Öte yandan Kolomb’un “Seyir Günlüğü”nde Küba’daki ‘cami’ meselesi şöyle geçer:

“29 Ekim 1492- Amiral (Kolomb) adını San Salvador koyduğu ırmakla limanın konumuna değiniyor. Pena de los Enamorados (Gırnata yakınındaki sivri dağ) kadar yüksek, güzel dağlarla çevrili olduğunu söylüyor. Bu dağlardan birinin doruğunda küçük bir camiye benzer bir çıkıntı var.” (Seyir Defterleri, Çev.: Sait Maden, 1999, s. 57.)

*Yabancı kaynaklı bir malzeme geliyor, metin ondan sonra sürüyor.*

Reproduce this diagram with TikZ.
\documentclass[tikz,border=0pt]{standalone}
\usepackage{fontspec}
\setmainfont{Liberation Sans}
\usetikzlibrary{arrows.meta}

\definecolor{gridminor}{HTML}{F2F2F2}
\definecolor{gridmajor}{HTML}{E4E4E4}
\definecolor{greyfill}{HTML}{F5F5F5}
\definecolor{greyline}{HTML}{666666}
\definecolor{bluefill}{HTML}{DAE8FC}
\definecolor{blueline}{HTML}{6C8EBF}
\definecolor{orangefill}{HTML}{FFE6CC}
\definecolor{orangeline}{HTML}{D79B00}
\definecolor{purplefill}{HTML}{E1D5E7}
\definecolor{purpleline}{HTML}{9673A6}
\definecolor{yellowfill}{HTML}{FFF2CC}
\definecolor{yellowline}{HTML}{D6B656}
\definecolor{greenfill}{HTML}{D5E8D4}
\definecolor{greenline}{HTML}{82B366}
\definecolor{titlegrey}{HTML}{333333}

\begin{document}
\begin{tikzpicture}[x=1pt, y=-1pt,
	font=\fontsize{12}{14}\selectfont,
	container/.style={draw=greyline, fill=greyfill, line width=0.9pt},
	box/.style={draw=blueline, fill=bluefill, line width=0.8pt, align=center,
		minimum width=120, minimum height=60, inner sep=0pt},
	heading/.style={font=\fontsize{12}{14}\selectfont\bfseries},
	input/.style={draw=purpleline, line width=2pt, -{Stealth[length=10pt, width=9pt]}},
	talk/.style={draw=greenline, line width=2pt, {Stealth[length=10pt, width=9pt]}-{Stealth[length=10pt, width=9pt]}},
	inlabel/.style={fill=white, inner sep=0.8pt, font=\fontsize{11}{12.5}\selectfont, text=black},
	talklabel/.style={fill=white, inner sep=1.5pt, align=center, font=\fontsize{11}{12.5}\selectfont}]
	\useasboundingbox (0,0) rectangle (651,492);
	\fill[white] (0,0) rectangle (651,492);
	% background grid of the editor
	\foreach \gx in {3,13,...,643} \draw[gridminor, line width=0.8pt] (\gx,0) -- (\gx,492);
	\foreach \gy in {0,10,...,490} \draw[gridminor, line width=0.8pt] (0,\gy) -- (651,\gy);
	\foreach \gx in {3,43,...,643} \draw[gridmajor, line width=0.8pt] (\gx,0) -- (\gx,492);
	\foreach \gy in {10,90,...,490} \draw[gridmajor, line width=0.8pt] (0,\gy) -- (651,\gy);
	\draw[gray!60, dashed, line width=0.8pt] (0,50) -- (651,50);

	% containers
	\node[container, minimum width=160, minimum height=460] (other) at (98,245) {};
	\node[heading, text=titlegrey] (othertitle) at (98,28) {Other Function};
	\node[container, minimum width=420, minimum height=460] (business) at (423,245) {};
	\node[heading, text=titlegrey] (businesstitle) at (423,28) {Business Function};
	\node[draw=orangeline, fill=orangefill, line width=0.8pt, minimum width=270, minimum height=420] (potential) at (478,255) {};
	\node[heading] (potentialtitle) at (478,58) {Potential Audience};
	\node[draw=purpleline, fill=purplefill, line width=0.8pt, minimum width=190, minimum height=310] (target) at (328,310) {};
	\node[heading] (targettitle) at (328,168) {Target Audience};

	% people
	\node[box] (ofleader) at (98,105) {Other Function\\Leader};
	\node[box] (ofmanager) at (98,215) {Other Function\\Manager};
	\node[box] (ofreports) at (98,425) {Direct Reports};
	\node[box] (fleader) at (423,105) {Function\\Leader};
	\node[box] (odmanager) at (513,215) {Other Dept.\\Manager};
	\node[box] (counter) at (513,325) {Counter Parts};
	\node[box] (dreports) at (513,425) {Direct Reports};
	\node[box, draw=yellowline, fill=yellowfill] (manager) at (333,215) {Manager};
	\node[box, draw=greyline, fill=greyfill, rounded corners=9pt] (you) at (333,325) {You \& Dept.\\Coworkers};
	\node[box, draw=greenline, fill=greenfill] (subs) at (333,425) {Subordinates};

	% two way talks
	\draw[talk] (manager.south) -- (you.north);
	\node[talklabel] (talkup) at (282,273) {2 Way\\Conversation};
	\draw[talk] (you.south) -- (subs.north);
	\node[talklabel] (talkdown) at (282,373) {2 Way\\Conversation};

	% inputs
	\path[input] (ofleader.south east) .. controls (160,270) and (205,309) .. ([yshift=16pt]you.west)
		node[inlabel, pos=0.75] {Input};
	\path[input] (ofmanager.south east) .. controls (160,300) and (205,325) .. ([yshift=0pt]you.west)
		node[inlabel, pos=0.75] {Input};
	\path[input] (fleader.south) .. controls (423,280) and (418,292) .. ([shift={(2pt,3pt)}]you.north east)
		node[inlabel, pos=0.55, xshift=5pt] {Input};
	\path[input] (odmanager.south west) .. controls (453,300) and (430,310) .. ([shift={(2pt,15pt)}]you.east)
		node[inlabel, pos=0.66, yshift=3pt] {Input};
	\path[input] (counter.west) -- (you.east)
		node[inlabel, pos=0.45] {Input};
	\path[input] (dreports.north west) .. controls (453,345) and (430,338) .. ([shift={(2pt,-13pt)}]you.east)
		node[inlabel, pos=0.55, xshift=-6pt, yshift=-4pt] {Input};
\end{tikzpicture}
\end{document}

Metnin İspanyolcasındaki ‘şirin bir cami’ ifadesinin (“una hermosa mezquita”) Türkçe çeviride buharlaştığına dikkat edelim! Merak edenler için İngilizce çevirisini de yazıyorum: “One of the mountains he sees has a further peak on the top of it which he compares to a pretty mosque.”

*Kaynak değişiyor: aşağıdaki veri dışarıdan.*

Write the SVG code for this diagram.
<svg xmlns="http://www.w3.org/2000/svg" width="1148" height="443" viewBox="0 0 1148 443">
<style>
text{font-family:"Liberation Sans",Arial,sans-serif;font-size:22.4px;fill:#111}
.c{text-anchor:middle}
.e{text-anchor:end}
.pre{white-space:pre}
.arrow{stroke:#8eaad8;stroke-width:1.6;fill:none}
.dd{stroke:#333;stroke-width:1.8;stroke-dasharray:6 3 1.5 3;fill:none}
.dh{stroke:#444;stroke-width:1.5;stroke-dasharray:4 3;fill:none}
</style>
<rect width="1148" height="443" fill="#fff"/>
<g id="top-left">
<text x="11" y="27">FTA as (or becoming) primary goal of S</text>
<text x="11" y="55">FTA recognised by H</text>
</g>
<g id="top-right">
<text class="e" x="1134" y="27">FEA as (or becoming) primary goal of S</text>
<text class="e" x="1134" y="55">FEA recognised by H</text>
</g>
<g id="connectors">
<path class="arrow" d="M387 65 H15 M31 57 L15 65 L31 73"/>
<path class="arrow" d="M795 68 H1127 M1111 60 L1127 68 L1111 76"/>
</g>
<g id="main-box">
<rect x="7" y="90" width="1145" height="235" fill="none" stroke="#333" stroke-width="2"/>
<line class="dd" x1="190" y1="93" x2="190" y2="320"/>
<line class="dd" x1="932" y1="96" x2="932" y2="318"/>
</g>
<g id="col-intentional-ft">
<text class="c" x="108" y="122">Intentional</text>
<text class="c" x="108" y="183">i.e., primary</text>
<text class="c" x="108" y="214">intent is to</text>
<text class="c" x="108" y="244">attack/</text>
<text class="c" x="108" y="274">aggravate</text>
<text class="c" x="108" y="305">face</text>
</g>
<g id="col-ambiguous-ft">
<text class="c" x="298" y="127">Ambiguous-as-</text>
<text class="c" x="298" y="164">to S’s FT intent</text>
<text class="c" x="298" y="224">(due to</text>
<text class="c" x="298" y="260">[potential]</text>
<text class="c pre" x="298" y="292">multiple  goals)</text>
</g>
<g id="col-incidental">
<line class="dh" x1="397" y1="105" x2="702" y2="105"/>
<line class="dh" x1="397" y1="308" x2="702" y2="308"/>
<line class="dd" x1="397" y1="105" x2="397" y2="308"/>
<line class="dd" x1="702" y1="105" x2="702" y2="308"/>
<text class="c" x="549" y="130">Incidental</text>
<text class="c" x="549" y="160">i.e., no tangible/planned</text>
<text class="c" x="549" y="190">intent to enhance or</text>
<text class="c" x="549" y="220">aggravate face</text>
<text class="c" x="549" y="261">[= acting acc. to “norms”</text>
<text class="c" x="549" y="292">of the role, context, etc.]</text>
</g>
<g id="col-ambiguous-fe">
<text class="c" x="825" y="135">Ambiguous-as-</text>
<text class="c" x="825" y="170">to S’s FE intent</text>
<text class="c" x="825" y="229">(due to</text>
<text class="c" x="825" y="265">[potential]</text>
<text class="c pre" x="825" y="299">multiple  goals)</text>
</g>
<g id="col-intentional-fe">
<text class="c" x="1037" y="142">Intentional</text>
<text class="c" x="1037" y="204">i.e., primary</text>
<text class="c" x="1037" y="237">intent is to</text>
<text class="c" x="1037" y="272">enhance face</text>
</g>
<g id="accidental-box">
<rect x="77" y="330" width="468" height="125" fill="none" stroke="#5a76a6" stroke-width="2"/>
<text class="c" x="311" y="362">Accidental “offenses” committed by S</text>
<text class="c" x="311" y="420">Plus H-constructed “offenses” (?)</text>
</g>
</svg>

Kolomb’un gördüğü ‘şirin bir camiye benzer şey’ bir yanılsama mıydı yoksa son günlerini bizzat müşahede ettiği Endülüs medeniyetinin çil çil kubbeleri mi gözünün önüne gelmişti o sırada, bilinmez. Yoruma açıktır.

 

Kolomb Yahudi miydi?

6 Mayıs 2006 tarihli Zaman’da Kolomb’un Hindistan’a (son nefesine kadar Amerika’ya çıktığına inanmamıştı zira) Kudüs’ün Müslümanlardan kurtarılmasını finanse etmek amacıyla gittiğini yazmıştım. Hem kendisi zengin olacak, hem de gemiler dolusu altınla dönerse Kralı Kudüs’ü geri almaya ikna edecekti. Yola çıkışının bir başka sebebi de G. R. Crone’un “Doğunun Keşfi” (The Discovery of the East, London: 1972) adlı kitabında vurguladığı gibi batıya giderek Prester John dedikleri efsanevî Hıristiyan Kralına ulaşmak, böylece aralarına girmiş bulunan Müslüman seddini bertaraf etmekti.

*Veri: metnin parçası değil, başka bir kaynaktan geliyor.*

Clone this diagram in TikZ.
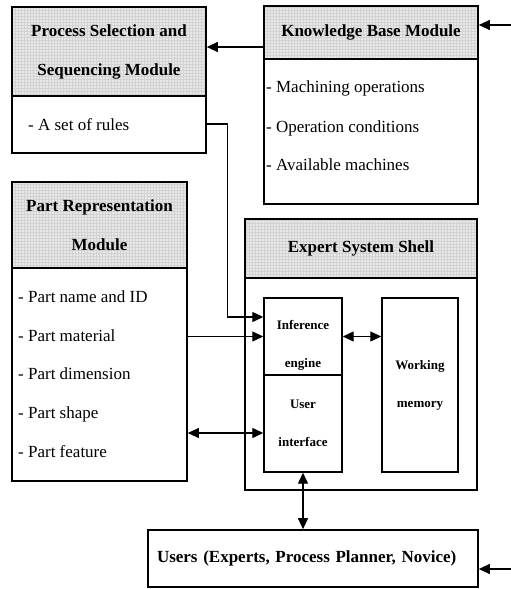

Filosu yola çıktığında takvimler 3 Ağustos 1492’yi göstermekteydi. Bu tarih İbrani takviminde İmparator Titus’un Kudüs’ü ele geçirmesinin yıldönümüne (9 ab) rastlıyordu. Yas ve oruç tutardı Yahudiler o gün. Kolomb ertesi sabah şafak vakti yola çıkmıştı. Avrupa’daki Yahudiler için Yeni Zion arayışının bunda payı olduğunu düşündüğünden Pierre Carnac Kolomb’u “İsrailoğullarının 23. Büyük Peygamberi” ilan edecekti (L’Histoire Commence a Bimini, Paris: 1973).

Kolomb’un aslında hiç de beklendiği gibi görkemli bir akıbeti olmamıştı. Vali yapıldığı 3. seferinden dönüşte köle ve altın kavgasına tutuştuğu yakınları tarafından Krala şikayet edilince zincire vurularak hapse atılmış, neden sonra af çıktığında son kez yelken açmıştı sevgili sömürgesine. Dönüşünde Kral hazretleriyle görüşmek için uğraştı durdu ama kimse yüzüne bakmadı. 20 Mayıs 1506 günü Uruc Yortusu arifesinde öldüğünde ne Avrupa’nın, ne de dünyanın ruhu duymuştu.

El Salvador’da Corinto bölgesindeki bir mağarada keşfedilen bir kaya. Üzerinde “Malaka Haji mi Malaya” yazılı. Yazının 13. yüzyıla ait olduğu tespit edilmiş. Muhtemelen Güney Amerika’ya Endonezya civarından Müslümanların ulaştığını gösteriyor (Fountain Magazine, 58, 2007).

Mezarı nerede?

Nâşı Valladoid’deki bir manastırda tabut içinde tam 3 yıl bekletildi. Sonra Sevilla’da La Cuevas Manastırı’na nakledildi,16. yüzyılda da Amerika’daki Hispaniola adasına. 1795’te ada Fransızlara devredilince bu defa Küba’ya postalandı. 1898’de Kuzey Amerikalılar Küba’yı işgal edince Kolomb’un kemiklerine yine Sevilla’ya yol göründü. Ancak 1877’de Küba’daki bir araştırmada yanlışlıkla onunkiler yerine başka birinin kemiklerinin gönderildiği fark edildi! Şimdi iki mezarı var. (Küçük kalıntılarını Cenova alınca, üç.) Lakin Kolomb hangisinde yatıyor son uykusunu? Bilen yok. Amerika’yı bulurken kaybolmamış ama toprağın altında kaybolmuştu koca kâşif!